TASK GOAL –
Determine how many lines of the records include "matplotlib", and answer with the number alone.

* begin PROVIDED DATA *

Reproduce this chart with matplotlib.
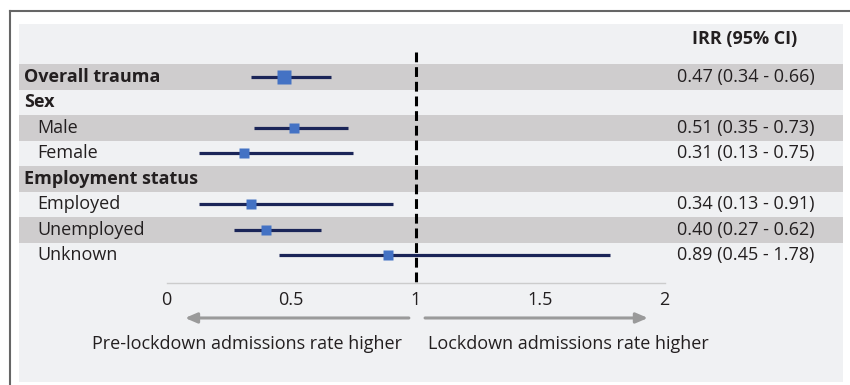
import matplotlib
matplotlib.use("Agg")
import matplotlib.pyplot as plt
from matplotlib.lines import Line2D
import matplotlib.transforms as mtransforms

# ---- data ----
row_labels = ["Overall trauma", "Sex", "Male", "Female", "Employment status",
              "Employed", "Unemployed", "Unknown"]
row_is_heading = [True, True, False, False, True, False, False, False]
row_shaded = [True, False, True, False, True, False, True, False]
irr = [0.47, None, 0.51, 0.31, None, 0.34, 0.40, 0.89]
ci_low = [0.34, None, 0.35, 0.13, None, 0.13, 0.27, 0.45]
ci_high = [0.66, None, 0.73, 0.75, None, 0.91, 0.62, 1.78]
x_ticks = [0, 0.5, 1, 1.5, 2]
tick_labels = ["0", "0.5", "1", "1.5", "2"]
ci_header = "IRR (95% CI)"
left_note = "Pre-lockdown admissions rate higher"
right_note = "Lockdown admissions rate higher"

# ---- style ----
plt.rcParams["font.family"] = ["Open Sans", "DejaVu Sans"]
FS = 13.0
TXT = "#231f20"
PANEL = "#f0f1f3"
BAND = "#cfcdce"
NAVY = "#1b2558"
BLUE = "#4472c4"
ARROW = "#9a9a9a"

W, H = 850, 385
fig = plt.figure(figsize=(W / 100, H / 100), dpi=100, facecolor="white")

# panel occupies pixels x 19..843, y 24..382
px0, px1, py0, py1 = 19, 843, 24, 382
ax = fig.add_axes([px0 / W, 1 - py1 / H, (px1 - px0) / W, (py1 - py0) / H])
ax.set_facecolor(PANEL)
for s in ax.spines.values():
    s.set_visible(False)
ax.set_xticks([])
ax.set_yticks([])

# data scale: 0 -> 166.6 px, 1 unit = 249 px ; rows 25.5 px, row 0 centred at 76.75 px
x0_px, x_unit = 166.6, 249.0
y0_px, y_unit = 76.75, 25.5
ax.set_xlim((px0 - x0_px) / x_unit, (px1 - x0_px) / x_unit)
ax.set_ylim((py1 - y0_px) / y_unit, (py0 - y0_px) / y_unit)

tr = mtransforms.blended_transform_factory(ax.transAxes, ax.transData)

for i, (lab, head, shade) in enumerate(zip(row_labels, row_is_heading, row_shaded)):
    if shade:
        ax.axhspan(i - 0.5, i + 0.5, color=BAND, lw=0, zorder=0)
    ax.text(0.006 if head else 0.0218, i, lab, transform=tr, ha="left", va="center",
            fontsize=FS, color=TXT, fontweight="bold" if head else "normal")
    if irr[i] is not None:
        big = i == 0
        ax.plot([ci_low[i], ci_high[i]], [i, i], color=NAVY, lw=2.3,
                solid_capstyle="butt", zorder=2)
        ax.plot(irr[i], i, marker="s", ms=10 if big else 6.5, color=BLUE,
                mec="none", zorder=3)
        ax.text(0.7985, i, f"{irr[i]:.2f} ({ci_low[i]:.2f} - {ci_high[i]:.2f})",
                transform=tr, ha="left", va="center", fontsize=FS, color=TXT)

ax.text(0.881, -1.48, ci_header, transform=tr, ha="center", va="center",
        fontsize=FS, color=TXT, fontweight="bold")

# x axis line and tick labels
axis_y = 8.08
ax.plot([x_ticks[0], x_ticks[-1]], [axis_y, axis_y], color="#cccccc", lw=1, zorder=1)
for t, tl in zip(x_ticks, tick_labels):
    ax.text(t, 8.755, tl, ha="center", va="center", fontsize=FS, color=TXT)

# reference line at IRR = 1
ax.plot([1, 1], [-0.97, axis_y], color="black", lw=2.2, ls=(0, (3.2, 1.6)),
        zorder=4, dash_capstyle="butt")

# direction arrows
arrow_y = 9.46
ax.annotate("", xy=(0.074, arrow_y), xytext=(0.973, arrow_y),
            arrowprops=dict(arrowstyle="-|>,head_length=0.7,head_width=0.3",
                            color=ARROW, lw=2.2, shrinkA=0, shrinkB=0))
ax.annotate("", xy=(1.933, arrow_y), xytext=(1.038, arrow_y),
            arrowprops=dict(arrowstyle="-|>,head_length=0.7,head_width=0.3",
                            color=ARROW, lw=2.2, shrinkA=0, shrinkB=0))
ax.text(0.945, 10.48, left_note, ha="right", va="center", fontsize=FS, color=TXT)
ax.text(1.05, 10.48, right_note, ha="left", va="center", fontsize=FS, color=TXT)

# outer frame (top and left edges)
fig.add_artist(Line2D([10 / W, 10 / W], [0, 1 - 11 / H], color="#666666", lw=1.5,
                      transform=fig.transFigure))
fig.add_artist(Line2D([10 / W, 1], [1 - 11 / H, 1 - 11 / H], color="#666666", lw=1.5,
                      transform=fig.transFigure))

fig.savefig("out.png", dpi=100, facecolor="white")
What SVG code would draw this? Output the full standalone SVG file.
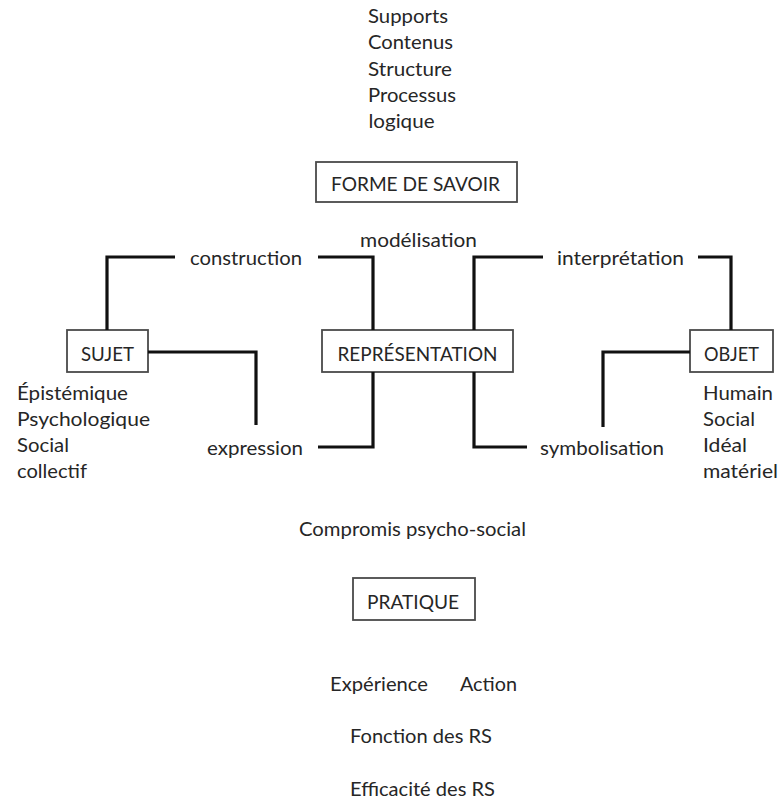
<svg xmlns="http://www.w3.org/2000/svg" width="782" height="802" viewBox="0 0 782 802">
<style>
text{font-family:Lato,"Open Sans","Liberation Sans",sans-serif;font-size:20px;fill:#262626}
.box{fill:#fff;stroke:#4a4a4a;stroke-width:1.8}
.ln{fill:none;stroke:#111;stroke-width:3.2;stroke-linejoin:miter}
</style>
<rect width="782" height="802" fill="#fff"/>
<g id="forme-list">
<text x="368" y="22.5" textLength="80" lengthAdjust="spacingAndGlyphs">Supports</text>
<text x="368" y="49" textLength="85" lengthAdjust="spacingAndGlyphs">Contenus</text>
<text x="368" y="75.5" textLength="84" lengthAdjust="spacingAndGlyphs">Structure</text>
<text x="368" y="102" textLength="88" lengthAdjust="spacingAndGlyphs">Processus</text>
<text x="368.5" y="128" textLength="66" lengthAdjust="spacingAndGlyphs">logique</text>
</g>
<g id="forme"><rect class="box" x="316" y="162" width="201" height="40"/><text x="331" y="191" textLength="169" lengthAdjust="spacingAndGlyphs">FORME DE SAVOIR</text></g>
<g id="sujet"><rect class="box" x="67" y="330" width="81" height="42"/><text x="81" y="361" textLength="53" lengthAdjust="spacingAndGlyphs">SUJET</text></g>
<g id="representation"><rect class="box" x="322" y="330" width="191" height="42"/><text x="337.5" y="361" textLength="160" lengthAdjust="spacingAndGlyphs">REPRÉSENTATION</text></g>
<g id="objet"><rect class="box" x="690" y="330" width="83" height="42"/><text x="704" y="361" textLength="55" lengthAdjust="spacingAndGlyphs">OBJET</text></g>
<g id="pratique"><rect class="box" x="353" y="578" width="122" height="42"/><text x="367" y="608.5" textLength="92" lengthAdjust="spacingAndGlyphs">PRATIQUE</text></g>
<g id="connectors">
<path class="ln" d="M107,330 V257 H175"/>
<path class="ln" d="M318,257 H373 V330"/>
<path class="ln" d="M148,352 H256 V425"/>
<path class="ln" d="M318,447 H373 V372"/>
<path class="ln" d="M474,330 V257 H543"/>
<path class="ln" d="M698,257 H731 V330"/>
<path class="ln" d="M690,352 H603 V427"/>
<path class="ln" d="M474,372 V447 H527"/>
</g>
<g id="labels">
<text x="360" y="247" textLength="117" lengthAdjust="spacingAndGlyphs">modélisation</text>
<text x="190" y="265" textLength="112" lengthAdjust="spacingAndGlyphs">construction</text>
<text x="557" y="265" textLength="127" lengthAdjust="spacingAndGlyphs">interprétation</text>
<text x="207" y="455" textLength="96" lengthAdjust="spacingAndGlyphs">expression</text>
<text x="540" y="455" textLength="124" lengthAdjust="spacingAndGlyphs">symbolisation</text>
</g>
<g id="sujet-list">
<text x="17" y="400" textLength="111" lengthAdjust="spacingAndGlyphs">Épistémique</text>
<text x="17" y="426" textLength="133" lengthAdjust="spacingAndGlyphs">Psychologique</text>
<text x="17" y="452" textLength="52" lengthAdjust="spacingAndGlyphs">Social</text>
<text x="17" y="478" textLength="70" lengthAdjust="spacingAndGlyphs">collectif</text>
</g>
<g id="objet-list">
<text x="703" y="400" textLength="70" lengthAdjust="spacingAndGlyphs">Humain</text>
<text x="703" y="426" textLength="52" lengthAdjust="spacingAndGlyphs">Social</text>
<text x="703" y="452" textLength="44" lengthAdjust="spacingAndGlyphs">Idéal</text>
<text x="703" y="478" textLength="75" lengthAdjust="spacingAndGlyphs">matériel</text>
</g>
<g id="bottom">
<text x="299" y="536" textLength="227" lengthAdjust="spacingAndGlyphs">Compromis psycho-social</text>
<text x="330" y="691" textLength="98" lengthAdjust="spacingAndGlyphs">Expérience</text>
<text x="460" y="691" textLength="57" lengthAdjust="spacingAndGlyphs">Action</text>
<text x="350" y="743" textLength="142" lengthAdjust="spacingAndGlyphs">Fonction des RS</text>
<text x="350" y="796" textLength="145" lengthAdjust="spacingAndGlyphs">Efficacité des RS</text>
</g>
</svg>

* end PROVIDED DATA *

SOLVED EXERCISE –
6